With fall and winter approaching, our houses will once again be sealed tight; trapping toxins and preventing the exchange of fresh air.

Construction materials, heating and cooking fuels, cleaning products, detergents, plastics, and gasoline are just a few commonly used products contaminating our living spaces with chemicals such as formaldehyde, benzene, trichloroethylene, and toluene. These chemicals may contribute to many common health complaints. By switching to natural home cleaning and personal care products, you can reduce harmful exposure, while promoting better indoor air quality and a healthier home.

Most detergents, commercial cleaners, and personal hygiene products populating grocery shelves contain chemicals that may have negative impacts on our health. Commercial dish detergents, for example, can contain petroleum-based surfactants, chlorinated materials, and germicidal agents, as well as naptha (a central nervous system depressant); diethanolsamine (a possible liver poison); and chlorophenylphenol (a metabolic stimulant considered toxic).

By choosing all–natural dish detergents, you eliminate these unnecessary chemical compounds from seeping into groundwater, polluting animal and plant life, and contaminating the plates and dishes you use for food preparation and meals.

Laundry detergents are another major indoor contaminant. It is often difficult to ascertain official ingredients since many companies are not required by law to list them. Plus some claim that their formulations are confidential. Most detergents contain pertroleum-based artificial fragrances—shown to have toxic effects in animals. Which can lead to severe allergies, analphlaxis, and skin and eye irritation. These toxins contaminate our air, cling to our clothing and furniture, and leave behind an almost–indelible chemical residue. Because they may appeal to our sense of smell, we often think they must be healthy.

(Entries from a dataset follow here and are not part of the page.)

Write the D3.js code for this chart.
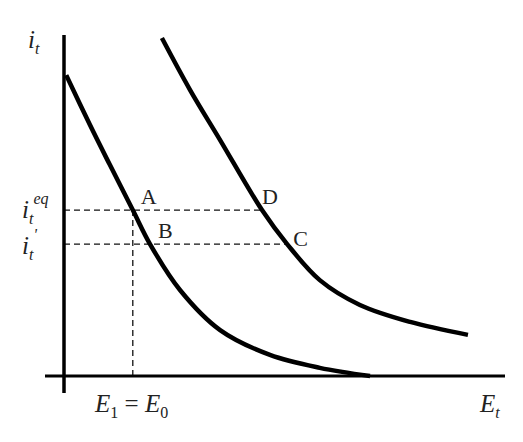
<!DOCTYPE html>
<html><head><meta charset="utf-8">
<script src="https://cdn.jsdelivr.net/npm/d3@7"></script>
<style>body{margin:0;background:#fff}text{font-family:"Liberation Serif","DejaVu Serif",serif;fill:#222}</style>
</head><body><svg id="c" width="523" height="442"></svg>
<script>
// demand curves (E, i) in abstract units
const curveLow = [[0.05,8.85],[0.59,7.38],[1.04,6.21],[1.56,4.88],[1.95,3.88],[2.63,2.53],[3.54,1.35],[4.67,0.62],[5.8,0.24],[6.94,0]];
const curveHigh = [[2.22,9.94],[2.86,8.41],[3.54,6.94],[4.49,4.88],[5.06,3.88],[5.8,2.82],[6.71,2.09],[7.85,1.59],[9.16,1.21]];
const iEq = 4.88, iPrime = 3.88, E1 = 1.56, xD = 4.49, xC = 5.06;
const points = [["A",1.56,4.88,8,-6],["B",1.95,3.88,8,-6],["D",4.49,4.88,0,-6],["C",5.06,3.88,6,2]];

const svg = d3.select("#c");
const x = d3.scaleLinear().domain([0,10]).range([64,505]);
const y = d3.scaleLinear().domain([0,10]).range([376,36]);

const dash = (x1,y1,x2,y2) => svg.append("line").attr("x1",x(x1)).attr("y1",y(y1)).attr("x2",x(x2)).attr("y2",y(y2))
  .attr("stroke","#111").attr("stroke-width",1.3).attr("stroke-dasharray","6,4");
dash(0,iEq,xD,iEq); dash(0,iPrime,xC,iPrime); dash(E1,iEq,E1,0);

// axes
svg.append("line").attr("x1",x(0)).attr("x2",x(0)).attr("y1",35).attr("y2",393).attr("stroke","#000").attr("stroke-width",3.5);
svg.append("line").attr("x1",45).attr("x2",x(10)).attr("y1",y(0)).attr("y2",y(0)).attr("stroke","#000").attr("stroke-width",3);

const line = d3.line().x(d=>x(d[0])).y(d=>y(d[1])).curve(d3.curveCatmullRom);
[curveLow, curveHigh].forEach(c => svg.append("path").attr("d",line(c)).attr("fill","none").attr("stroke","#000").attr("stroke-width",4.5));

points.forEach(([t,a,b,dx,dy]) => svg.append("text").attr("x",x(a)+dx).attr("y",y(b)+dy).attr("font-size",22).text(t));

function lab(xp,yp,main,sub,sup){
  const t = svg.append("text").attr("x",xp).attr("y",yp).attr("font-size",25).attr("font-style","italic");
  t.append("tspan").text(main);
  t.append("tspan").attr("font-size",16).attr("dy",6).text(sub);
  if (sup) t.append("tspan").attr("font-size",16).attr("dx",0).attr("dy",-20).text(sup);
  return t;
}
lab(28,48,"i","t");
lab(22,218,"i","t","eq");
lab(22,254,"i","t","'");
const e = svg.append("text").attr("x",95).attr("y",412).attr("font-size",25).attr("font-style","italic");
e.append("tspan").text("E");
e.append("tspan").attr("font-size",16).attr("dy",6).attr("font-style","normal").text("1");
e.append("tspan").attr("dy",-6).attr("font-style","normal").text(" = ");
e.append("tspan").text("E");
e.append("tspan").attr("font-size",16).attr("dy",6).attr("font-style","normal").text("0");
lab(480,412,"E","t");
</script></body></html>
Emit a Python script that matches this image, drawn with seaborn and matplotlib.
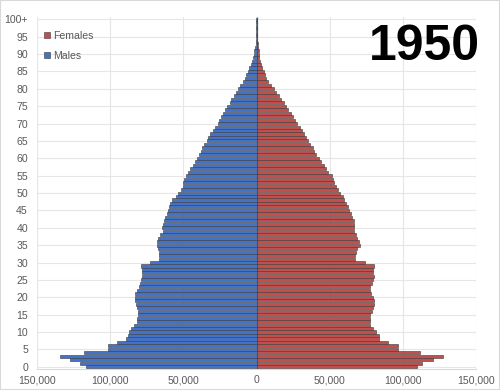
import matplotlib
matplotlib.use("Agg")
import matplotlib.pyplot as plt
import seaborn as sns
import pandas as pd
import numpy as np
from matplotlib.patches import Rectangle

ages = list(range(101))
males_k = [116.5, 120.3, 127.5, 134.4, 118.0, 101.5, 101.5, 95.0, 89.0, 87.5,
           87.0, 85.5, 83.5, 82.0, 81.5, 81.3, 81.3, 81.6, 82.5, 83.2,
           83.2, 82.8, 81.8, 80.5, 79.3, 78.8, 78.5, 78.5, 78.3, 78.6,
           73.0, 66.6, 66.6, 66.6, 67.1, 68.2, 68.2, 67.5, 65.9, 64.2,
           64.4, 64.0, 63.5, 62.5, 61.0, 60.3, 59.6, 58.9, 58.0, 55.3,
           53.5, 51.9, 50.5, 50.0, 49.4, 48.2, 46.6, 45.5, 43.7, 42.1,
           40.5, 39.1, 38.0, 37.1, 35.7, 34.1, 33.0, 31.8, 30.0, 28.3,
           26.4, 25.7, 24.1, 23.0, 21.4, 20.0, 18.4, 17.3, 15.5, 13.9,
           12.7, 11.1, 9.3, 8.2, 7.0, 5.9, 4.8, 4.1, 3.4, 2.5,
           2.0, 1.4, 0.9, 0.6, 0.4, 0.3, 0.2, 0.1, 0.1, 0.05, 0.05]
females_k = [110.0, 113.0, 120.3, 127.5, 111.6, 96.4, 97.0, 90.0, 83.9, 83.4,
             82.0, 79.8, 77.7, 77.5, 77.5, 77.7, 78.9, 79.8, 80.2, 80.0,
             79.3, 78.2, 77.5, 77.7, 78.9, 79.8, 80.2, 79.8, 79.3, 80.5,
             74.3, 67.0, 67.5, 68.0, 68.7, 70.9, 70.2, 68.4, 68.0, 66.8,
             66.4, 66.8, 66.4, 65.3, 64.6, 63.4, 62.3, 61.2, 60.0, 58.9,
             57.1, 55.5, 54.3, 53.2, 52.5, 51.6, 49.1, 47.5, 45.9, 44.1,
             42.5, 40.7, 39.5, 38.4, 36.8, 35.0, 33.9, 32.7, 31.2, 29.5,
             27.8, 26.4, 25.2, 23.6, 21.8, 20.5, 18.6, 16.8, 15.5, 13.2,
             11.8, 10.0, 8.2, 6.8, 5.9, 5.0, 4.1, 3.2, 2.5, 2.0,
             1.6, 1.4, 1.1, 0.7, 0.5, 0.4, 0.3, 0.2, 0.1, 0.1, 0.1]
x_ticks = [-150000, -100000, -50000, 0, 50000, 100000, 150000]
x_labels = ["150,000", "100,000", "50,000", "0", "50,000", "100,000", "150,000"]
y_ticks = list(range(0, 101, 5))
y_labels = [str(v) for v in range(0, 100, 5)] + ["100+"]
year_title = "1950"

df = pd.DataFrame({
    "Age": ages * 2,
    "Population": [v * 1000 for v in females_k] + [-v * 1000 for v in males_k],
    "Sex": ["Females"] * len(ages) + ["Males"] * len(ages),
})

sns.set_theme(style="white")
plt.rcParams["font.family"] = ["Liberation Sans", "DejaVu Sans"]

fig = plt.figure(figsize=(5.0, 3.9), dpi=100)
ax = fig.add_axes([37 / 500, 1 - 368.5 / 390, (476 - 37) / 500, (368.5 - 17.3) / 390])

sns.barplot(data=df, x="Population", y="Age", hue="Sex", orient="y",
            native_scale=True, dodge=False, width=0.88, saturation=1,
            hue_order=["Females", "Males"],
            palette={"Females": "#C0504D", "Males": "#4472C4"},
            edgecolor="#3a3a3a", linewidth=0.4, ax=ax, zorder=3)

ax.set_xlim(-150000, 150000)
ax.set_ylim(-0.5, 100.6)
ax.set_xticks(x_ticks)
ax.set_xticklabels(x_labels)
ax.set_yticks(y_ticks)
ax.set_yticklabels(y_labels)
ax.tick_params(axis="both", length=0, labelsize=7.6, colors="#595959")
ax.tick_params(axis="y", pad=6.5)
ax.tick_params(axis="x", pad=5)
ax.set_xlabel("")
ax.set_ylabel("")
ax.grid(True, color="#e6e6e6", linewidth=0.8, zorder=0)
ax.set_axisbelow(True)
for s in ["top", "right", "left"]:
    ax.spines[s].set_visible(False)
ax.spines["bottom"].set_color("#d9d9d9")
ax.spines["bottom"].set_linewidth(0.8)
ax.axvline(0, color="#a6a6a6", linewidth=1.0, zorder=2)

handles, labels = ax.get_legend_handles_labels()
ax.legend(handles, labels, loc="upper left", bbox_to_anchor=(0.0, 0.982),
          frameon=False, fontsize=7.6, labelcolor="#595959",
          handlelength=0.55, handleheight=0.55, handletextpad=0.25,
          labelspacing=0.95, borderaxespad=0.3)

fig.text(480 / 500, 1 - 60 / 390, year_title, ha="right", va="baseline",
         fontsize=36, fontweight="bold", color="black")

fig.patches.append(Rectangle((0, 0), 1, 1, transform=fig.transFigure,
                             fill=False, edgecolor="#d9d9d9", linewidth=1.5))

fig.savefig("out.png", dpi=100)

WRONG. Artificial fragrances are chemicals and bring a plethora of health risks.

Commercial detergents also may contain alkyl benzene sulfonates or linear alkyl sodium sulfonates. These are synthetic surfactants that can release benzene into the environment, especially upon manufacturing. And, being extremely slow to biodegrade, they linger in your home and the environment.

Personal care products are also a big contributor to toxins in your environment. They can contain formaldehyde, methylene chloride, toluene, methyl ethyl ketone, and benzyl chloride. Many are considered carcinogens and carry with them numerous side effects.

One way to educate and protect yourself is to READ LABELS. If you see an ingredient you do not recognize, call the manufacturer and request an MSDS (material safety data sheet). You have a right to know what is in the products you are using! If they can't tell you what they contain, switch to a naturalbased product that lists ingredients you recognize. Common sense says that the less synthetic compounds we use, the better off we will be, especially since most of these products are placed directly on our skin—our largest bodily organ.

Then bring label reading to your cabinets and cupboards. Laundry detergent, fabric softener, furniture polish, window and glass cleaner, and bathroom cleaners are all potentially toxic products that may contain harmful chemicals. Many great companies are now supplying more wonderful and affordable non–toxic cleaners, beauty aids, cosmetics, and hair products than ever before. Buying naturally helps promote a healthy planet and a healthy you!